Giving Compass' Take:

• Mutual aid ideas and practices are happening all over the United States using shared Google docs of contacts, resources, and information on how to help the most vulnerable populations during coronavirus. 

• What are some of the challenges of mutual aid? How can donors help expand the efforts of mutual aid projects? 

• Learn about the People's Bailout fund. 

It’s been replicating like crazy over the past couple of weeks, spreading from person to person, city to city, country to country.

The coronavirus, yes — but also the mutual aid meant to combat it.

By this point, many of you may have seen the Google Docs, Google Forms, and other spreadsheets circulating online with the words “mutual aid” in the title. That’s a fancy way of saying we should all help each other get through this pandemic, giving what we can to neighbors and strangers alike. In these shared documents, thousands of people are jotting down their contact information and offering to do just that.

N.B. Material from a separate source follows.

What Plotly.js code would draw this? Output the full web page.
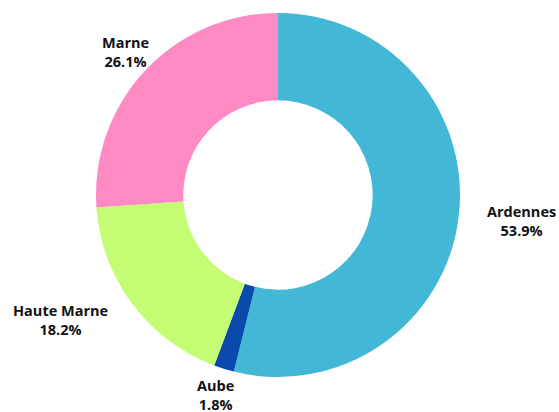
<!DOCTYPE html>
<html>
<head>
<meta charset="utf-8">
<script src="https://cdn.plot.ly/plotly-3.0.1.min.js"></script>
<style>html,body{margin:0;padding:0;background:#fff;}#chart{width:559px;height:412px;}</style>
</head>
<body>
<div id="chart"></div>
<script>
const labels = ["Ardennes", "Aube", "Haute Marne", "Marne"];
const values = [53.9, 1.8, 18.2, 26.1];
const colors = ["#42b7d6", "#0a4aad", "#c4fd74", "#fe8ac4"];

const W = 559, H = 412;
const M = {l: 0, r: 3, t: 13, b: 35};
const plotW = W - M.l - M.r, plotH = H - M.t - M.b;
const cx = M.l + plotW / 2, cy = M.t + plotH / 2;
const R = Math.min(plotW, plotH) / 2;
const labelR = R + 27;

const total = values.reduce((a, b) => a + b, 0);
let cum = 0;
const annotations = values.map((v, i) => {
  const mid = (cum + v / 2) / total * 2 * Math.PI;
  cum += v;
  const s = Math.sin(mid), c = Math.cos(mid);
  const px = cx + labelR * s;
  const py = cy - labelR * c;
  let xanchor = "center";
  if (Math.abs(s) >= 0.75) xanchor = s > 0 ? "left" : "right";
  return {
    xref: "paper", yref: "paper",
    x: (px - M.l) / plotW,
    y: 1 - (py - M.t) / plotH,
    xanchor: xanchor, yanchor: "middle",
    showarrow: false,
    align: "center",
    text: "<b>" + labels[i] + "</b><br><b>" + v.toFixed(1) + "%</b>",
    font: {family: "Open Sans", size: 14.5, color: "#111"}
  };
});

const trace = {
  type: "pie",
  labels: labels,
  values: values,
  hole: 0.52,
  sort: false,
  direction: "clockwise",
  rotation: 0,
  marker: {colors: colors, line: {width: 0}},
  textinfo: "none",
  hoverinfo: "none",
  showlegend: false
};

Plotly.newPlot("chart", [trace], {
  width: W, height: H,
  margin: Object.assign({autoexpand: false}, M),
  paper_bgcolor: "#fff",
  showlegend: false,
  annotations: annotations
}, {displayModeBar: false, staticPlot: true});
</script>
</body>
</html>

In just a couple of weeks, such a vast profusion of spreadsheets has sprung up that some organizers have created meta-spreadsheets meant to compile them in one place. One such monster list contains links to more than 140 mutual aid groups spanning many US states, plus additional links for groups in Canada, the United Kingdom, and Germany.

Mutual aid centers around the idea that we should all share with each other reciprocally and that we can help meet one another’s needs in a self-directed, grassroots way, rather than relying exclusively on top-down government solutions that may come too slowly, or fail to offer adequate support to the most vulnerable people.

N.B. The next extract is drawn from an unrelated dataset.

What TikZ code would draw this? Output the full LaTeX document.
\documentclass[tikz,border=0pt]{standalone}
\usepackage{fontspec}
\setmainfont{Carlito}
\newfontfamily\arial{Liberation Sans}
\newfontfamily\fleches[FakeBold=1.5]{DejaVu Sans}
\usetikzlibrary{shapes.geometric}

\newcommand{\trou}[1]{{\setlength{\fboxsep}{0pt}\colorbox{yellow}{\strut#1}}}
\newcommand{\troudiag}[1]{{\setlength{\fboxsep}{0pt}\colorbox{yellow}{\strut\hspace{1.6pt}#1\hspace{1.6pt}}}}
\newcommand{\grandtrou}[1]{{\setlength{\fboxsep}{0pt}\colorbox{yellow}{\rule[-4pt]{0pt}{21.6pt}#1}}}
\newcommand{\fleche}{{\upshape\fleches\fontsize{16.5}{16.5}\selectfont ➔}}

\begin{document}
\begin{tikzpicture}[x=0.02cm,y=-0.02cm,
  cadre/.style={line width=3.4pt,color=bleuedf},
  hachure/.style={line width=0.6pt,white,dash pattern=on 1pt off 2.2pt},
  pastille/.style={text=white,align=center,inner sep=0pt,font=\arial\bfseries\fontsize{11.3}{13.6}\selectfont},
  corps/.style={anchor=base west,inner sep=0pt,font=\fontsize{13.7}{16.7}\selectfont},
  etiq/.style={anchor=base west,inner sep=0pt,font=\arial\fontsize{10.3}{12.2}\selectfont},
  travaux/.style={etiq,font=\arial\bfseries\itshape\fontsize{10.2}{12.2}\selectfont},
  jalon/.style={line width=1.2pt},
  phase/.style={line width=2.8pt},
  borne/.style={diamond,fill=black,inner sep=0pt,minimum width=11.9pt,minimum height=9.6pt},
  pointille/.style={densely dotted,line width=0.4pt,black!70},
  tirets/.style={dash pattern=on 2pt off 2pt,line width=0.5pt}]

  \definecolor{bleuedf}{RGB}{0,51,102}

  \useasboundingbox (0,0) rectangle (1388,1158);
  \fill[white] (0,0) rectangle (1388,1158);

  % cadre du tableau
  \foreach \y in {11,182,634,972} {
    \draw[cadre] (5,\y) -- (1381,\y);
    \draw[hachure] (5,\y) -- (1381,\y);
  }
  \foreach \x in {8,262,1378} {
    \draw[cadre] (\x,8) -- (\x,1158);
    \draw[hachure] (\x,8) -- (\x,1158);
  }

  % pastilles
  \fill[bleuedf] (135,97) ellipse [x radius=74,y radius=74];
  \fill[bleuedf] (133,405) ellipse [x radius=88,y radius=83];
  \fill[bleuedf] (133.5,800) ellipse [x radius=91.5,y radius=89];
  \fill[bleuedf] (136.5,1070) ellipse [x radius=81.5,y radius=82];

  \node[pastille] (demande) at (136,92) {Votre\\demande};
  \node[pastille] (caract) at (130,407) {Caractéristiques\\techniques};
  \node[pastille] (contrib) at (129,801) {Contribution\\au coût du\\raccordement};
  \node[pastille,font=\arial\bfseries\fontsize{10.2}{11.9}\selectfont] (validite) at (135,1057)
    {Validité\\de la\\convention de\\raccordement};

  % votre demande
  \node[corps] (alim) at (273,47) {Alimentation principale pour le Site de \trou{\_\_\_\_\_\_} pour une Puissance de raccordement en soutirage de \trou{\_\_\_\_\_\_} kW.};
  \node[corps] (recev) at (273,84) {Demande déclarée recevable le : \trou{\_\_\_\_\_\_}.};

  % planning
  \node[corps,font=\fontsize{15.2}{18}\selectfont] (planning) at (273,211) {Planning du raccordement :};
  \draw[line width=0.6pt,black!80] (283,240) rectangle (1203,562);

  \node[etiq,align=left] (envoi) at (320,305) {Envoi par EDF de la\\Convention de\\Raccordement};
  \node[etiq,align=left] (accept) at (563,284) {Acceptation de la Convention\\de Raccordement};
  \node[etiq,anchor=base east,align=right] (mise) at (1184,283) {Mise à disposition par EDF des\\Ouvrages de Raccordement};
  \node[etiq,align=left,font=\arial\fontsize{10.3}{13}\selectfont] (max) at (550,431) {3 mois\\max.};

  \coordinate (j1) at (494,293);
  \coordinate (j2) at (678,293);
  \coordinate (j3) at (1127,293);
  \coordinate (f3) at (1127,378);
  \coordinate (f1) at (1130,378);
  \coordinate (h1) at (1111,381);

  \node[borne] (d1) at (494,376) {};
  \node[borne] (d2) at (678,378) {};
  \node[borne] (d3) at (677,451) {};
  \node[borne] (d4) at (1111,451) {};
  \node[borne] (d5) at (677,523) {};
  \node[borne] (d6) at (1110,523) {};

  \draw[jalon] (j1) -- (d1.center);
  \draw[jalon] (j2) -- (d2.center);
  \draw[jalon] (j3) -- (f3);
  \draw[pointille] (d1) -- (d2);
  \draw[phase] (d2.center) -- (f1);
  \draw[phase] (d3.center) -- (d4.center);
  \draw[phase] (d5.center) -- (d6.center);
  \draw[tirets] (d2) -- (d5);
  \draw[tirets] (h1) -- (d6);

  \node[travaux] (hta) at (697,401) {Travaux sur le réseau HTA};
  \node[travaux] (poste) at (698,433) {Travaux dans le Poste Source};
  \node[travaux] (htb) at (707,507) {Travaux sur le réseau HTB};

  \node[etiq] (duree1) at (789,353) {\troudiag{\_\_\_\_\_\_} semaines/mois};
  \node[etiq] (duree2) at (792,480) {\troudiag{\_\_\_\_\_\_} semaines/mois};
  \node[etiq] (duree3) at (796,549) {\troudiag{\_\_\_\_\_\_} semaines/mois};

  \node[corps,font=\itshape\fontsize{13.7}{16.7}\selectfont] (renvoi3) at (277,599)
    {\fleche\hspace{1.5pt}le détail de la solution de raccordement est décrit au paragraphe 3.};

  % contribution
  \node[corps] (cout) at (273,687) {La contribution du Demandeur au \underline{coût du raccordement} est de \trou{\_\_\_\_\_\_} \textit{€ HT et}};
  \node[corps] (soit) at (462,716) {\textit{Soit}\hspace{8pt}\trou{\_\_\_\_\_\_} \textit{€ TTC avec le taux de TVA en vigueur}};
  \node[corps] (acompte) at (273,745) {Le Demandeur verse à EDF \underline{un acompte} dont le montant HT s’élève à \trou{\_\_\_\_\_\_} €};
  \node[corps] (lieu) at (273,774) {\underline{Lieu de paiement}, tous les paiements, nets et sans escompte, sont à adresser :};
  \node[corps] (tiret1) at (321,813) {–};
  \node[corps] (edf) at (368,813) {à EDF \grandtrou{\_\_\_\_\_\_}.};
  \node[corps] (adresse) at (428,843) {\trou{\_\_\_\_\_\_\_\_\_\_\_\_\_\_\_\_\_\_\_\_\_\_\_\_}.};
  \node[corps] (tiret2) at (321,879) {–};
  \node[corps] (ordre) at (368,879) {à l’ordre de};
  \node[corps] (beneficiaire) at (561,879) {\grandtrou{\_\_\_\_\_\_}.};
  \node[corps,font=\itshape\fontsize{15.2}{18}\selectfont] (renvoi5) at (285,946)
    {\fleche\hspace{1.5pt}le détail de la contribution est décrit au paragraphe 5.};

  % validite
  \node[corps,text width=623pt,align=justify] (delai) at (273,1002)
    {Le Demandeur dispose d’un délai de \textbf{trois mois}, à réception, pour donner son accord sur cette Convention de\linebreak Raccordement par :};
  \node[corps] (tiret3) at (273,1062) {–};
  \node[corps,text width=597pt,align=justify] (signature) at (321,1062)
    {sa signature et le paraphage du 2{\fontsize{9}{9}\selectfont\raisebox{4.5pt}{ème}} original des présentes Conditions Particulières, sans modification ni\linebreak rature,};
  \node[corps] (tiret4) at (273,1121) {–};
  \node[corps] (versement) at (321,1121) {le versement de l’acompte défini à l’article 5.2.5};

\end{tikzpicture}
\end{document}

For communities that already felt neglected prior to the coronavirus — especially people of color and disabled, LGBTQ, and low-income people — there may be an extra layer of fear around relying solely on the government to deliver what’s needed during this pandemic. So it makes sense that we’re seeing a wellspring of mutual aid groups devoted to meeting the needs of these particular groups, such as immunocompromised people.